* _Stated exercise_: Working from the top of the listing below, retype each line through the line containing "2022 Through May", both included, with no pictures.

* _Data extract_:
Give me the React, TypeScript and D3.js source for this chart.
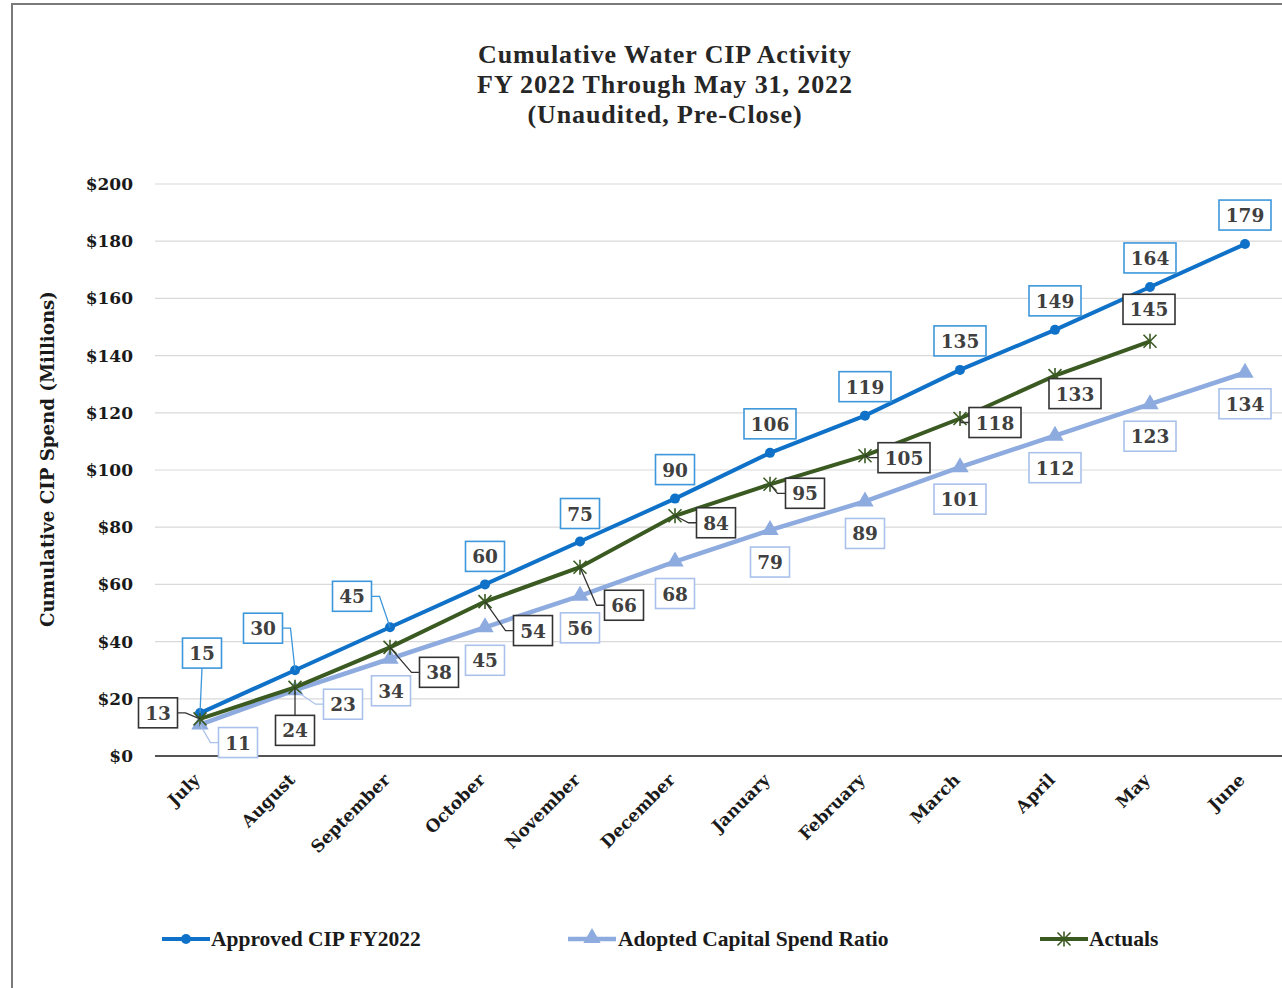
import React from "react";
import * as d3 from "d3";

const months = ["July","August","September","October","November","December","January","February","March","April","May","June"];
const approved = [15,30,45,60,75,90,106,119,135,149,164,179];
const adopted = [11,23,34,45,56,68,79,89,101,112,123,134];
const actuals = [13,24,38,54,66,84,95,105,118,133,145];
const yTicks = [0,20,40,60,80,100,120,140,160,180,200];
const titleLines = ["Cumulative Water CIP Activity","FY 2022 Through May 31, 2022","(Unaudited, Pre-Close)"];

// label layout offsets (box centre relative to point) and leader flags
const approvedOff: [number, number, boolean][] = [[2,-60,true],[-32,-42,true],[-38,-31,true],[0,-28,false],[0,-28,false],[0,-29,false],[0,-29,false],[0,-29,false],[0,-29,false],[0,-29,false],[0,-29,false],[0,-29,false]];
const adoptedOff: [number, number, boolean][] = [[38,18,true],[48,14,true],[1,32,false],[0,33,false],[0,32,false],[0,32,false],[0,32,false],[0,32,false],[0,32,false],[0,32,false],[0,32,false],[0,31,false]];
const actualsOff: [number, number, boolean][] = [[-42,-6,true],[0,43,true],[49,25,true],[48,29,true],[44,38,true],[41,7,true],[35,9,true],[39,2,true],[35,4,true],[20,18,false],[-1,-32,false]];

const C_APPROVED = "#0F72C8";
const C_ADOPTED = "#8EABDF";
const C_ACTUALS = "#3A5A22";
const NUMFONT = "'DejaVu Serif', serif";
const TITLEFONT = "'Liberation Serif', serif";

const x = d3.scalePoint<string>().domain(months).range([200, 1245]);
const y = d3.scaleLinear().domain([0, 200]).range([756, 184]);
const line = d3.line<[number, number]>().x(d => d[0]).y(d => d[1]);

function pts(vals: number[]): [number, number][] {
  return vals.map((v, i) => [x(months[i]) as number, y(v)]);
}

function Star({ cx, cy }: { cx: number; cy: number }) {
  const s = 6.5;
  return (
    <g stroke={C_ACTUALS} strokeWidth={1.6}>
      <line x1={cx - s} y1={cy - s} x2={cx + s} y2={cy + s} />
      <line x1={cx - s} y1={cy + s} x2={cx + s} y2={cy - s} />
      <line x1={cx} y1={cy - s - 1} x2={cx} y2={cy + s + 1} />
    </g>
  );
}

function Labels({ vals, off, border }: { vals: number[]; off: [number, number, boolean][]; border: string }) {
  const p = pts(vals);
  return (
    <g>
      {vals.map((v, i) => {
        const [px, py] = p[i];
        const [dx, dy, leader] = off[i];
        const txt = String(v);
        const w = 13 + 13 * txt.length;
        const h = 30;
        const cx = px + dx, cy = py + dy;
        let leaderPath = "";
        if (leader) {
          if (Math.abs(dx) > w / 2) {
            const sx = cx - Math.sign(dx) * (w / 2);
            const ex = sx - Math.sign(dx) * 8;
            leaderPath = `M${sx},${cy}L${ex},${cy}L${px},${py}`;
          } else {
            const sy = cy - Math.sign(dy) * (h / 2);
            leaderPath = `M${cx},${sy}L${px},${py}`;
          }
        }
        return (
          <g key={i}>
            {leader && <path d={leaderPath} fill="none" stroke={border} strokeWidth={1.3} />}
            <rect x={cx - w / 2} y={cy - h / 2} width={w} height={h} fill="#fff" stroke={border} strokeWidth={1.6} />
            <text x={cx} y={cy + 7} textAnchor="middle" fontFamily={NUMFONT} fontWeight="bold" fontSize={18.5} fill="#404040">{txt}</text>
          </g>
        );
      })}
    </g>
  );
}

export default function App() {
  const pA = pts(approved), pB = pts(adopted), pC = pts(actuals);
  const tri = d3.symbol().type(d3.symbolTriangle).size(130)() as string;
  return (
    <svg width={1282} height={988} style={{ position: "absolute", left: 0, top: 0, background: "#fff" }}>
      <rect x={0} y={0} width={1282} height={988} fill="#fff" />
      {/* frame */}
      <line x1={12} y1={4} x2={1282} y2={4} stroke="#7a7a7a" strokeWidth={2} />
      <line x1={12} y1={3} x2={12} y2={988} stroke="#7a7a7a" strokeWidth={2} />
      {/* title */}
      {titleLines.map((t, i) => (
        <text key={i} x={665} y={63 + i * 30} textAnchor="middle" fontFamily={TITLEFONT} fontWeight="bold" fontSize={26} letterSpacing={0.9} fill="#262626">{t}</text>
      ))}
      {/* grid */}
      {yTicks.map(t => (
        <g key={t}>
          {t > 0 && <line x1={155} x2={1282} y1={y(t)} y2={y(t)} stroke="#d9d9d9" strokeWidth={1.2} />}
          <text x={133} y={y(t) + 6} textAnchor="end" fontFamily={NUMFONT} fontWeight="bold" fontSize={17} fill="#1a1a1a">{"$" + t}</text>
        </g>
      ))}
      <line x1={155} x2={1282} y1={y(0)} y2={y(0)} stroke="#1a1a1a" strokeWidth={1.6} />
      {/* y title */}
      <text transform={`translate(54,459) rotate(-90)`} textAnchor="middle" fontFamily={NUMFONT} fontWeight="bold" fontSize={18.2} fill="#1a1a1a">Cumulative CIP Spend (Millions)</text>
      {/* x labels */}
      {months.map(m => (
        <text key={m} transform={`translate(${(x(m) as number) + 1},${781}) rotate(-45)`} textAnchor="end" fontFamily={NUMFONT} fontWeight="bold" fontSize={17} fill="#1a1a1a">{m}</text>
      ))}
      {/* lines */}
      <path d={line(pB) as string} fill="none" stroke={C_ADOPTED} strokeWidth={4.5} />
      {pB.map((p, i) => <path key={i} d={tri} transform={`translate(${p[0]},${p[1]})`} fill={C_ADOPTED} />)}
      <path d={line(pA) as string} fill="none" stroke={C_APPROVED} strokeWidth={4} />
      {pA.map((p, i) => <circle key={i} cx={p[0]} cy={p[1]} r={5} fill={C_APPROVED} />)}
      <path d={line(pC) as string} fill="none" stroke={C_ACTUALS} strokeWidth={4} />
      {pC.map((p, i) => <Star key={i} cx={p[0]} cy={p[1]} />)}
      {/* data labels */}
      <Labels vals={adopted} off={adoptedOff} border="#A9C1EB" />
      <Labels vals={actuals} off={actualsOff} border="#333333" />
      <Labels vals={approved} off={approvedOff} border="#3D97DA" />
      {/* legend */}
      <g>
        <line x1={162} x2={210} y1={939} y2={939} stroke={C_APPROVED} strokeWidth={4} />
        <circle cx={186} cy={939} r={5} fill={C_APPROVED} />
        <text x={211} y={946} fontFamily={TITLEFONT} fontWeight="bold" fontSize={21.5} fill="#1a1a1a">Approved CIP FY2022</text>
        <line x1={568} x2={616} y1={939} y2={939} stroke={C_ADOPTED} strokeWidth={4.5} />
        <path d={tri} transform="translate(592,938)" fill={C_ADOPTED} />
        <text x={618} y={946} fontFamily={TITLEFONT} fontWeight="bold" fontSize={21.5} fill="#1a1a1a">Adopted Capital Spend Ratio</text>
        <line x1={1040} x2={1088} y1={939} y2={939} stroke={C_ACTUALS} strokeWidth={4} />
        <Star cx={1064} cy={939} />
        <text x={1089} y={946} fontFamily={TITLEFONT} fontWeight="bold" fontSize={21.5} fill="#1a1a1a">Actuals</text>
      </g>
    </svg>
  );
}
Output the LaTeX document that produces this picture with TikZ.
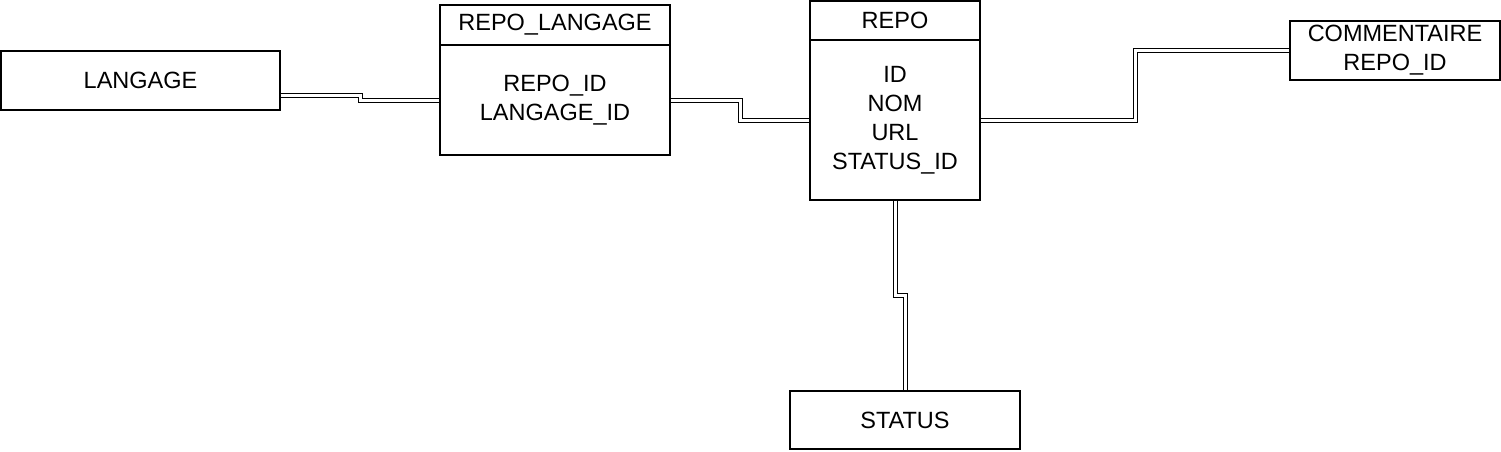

* _The completed task_:
Give me the React, TypeScript and D3.js source for this chart.
import React from "react";
import * as d3 from "d3";

const months = ["July","August","September","October","November","December","January","February","March","April","May","June"];
const approved = [15,30,45,60,75,90,106,119,135,149,164,179];
const adopted = [11,23,34,45,56,68,79,89,101,112,123,134];
const actuals = [13,24,38,54,66,84,95,105,118,133,145];
const yTicks = [0,20,40,60,80,100,120,140,160,180,200];
const titleLines = ["Cumulative Water CIP Activity","FY 2022 Through May 31, 2022","(Unaudited, Pre-Close)"];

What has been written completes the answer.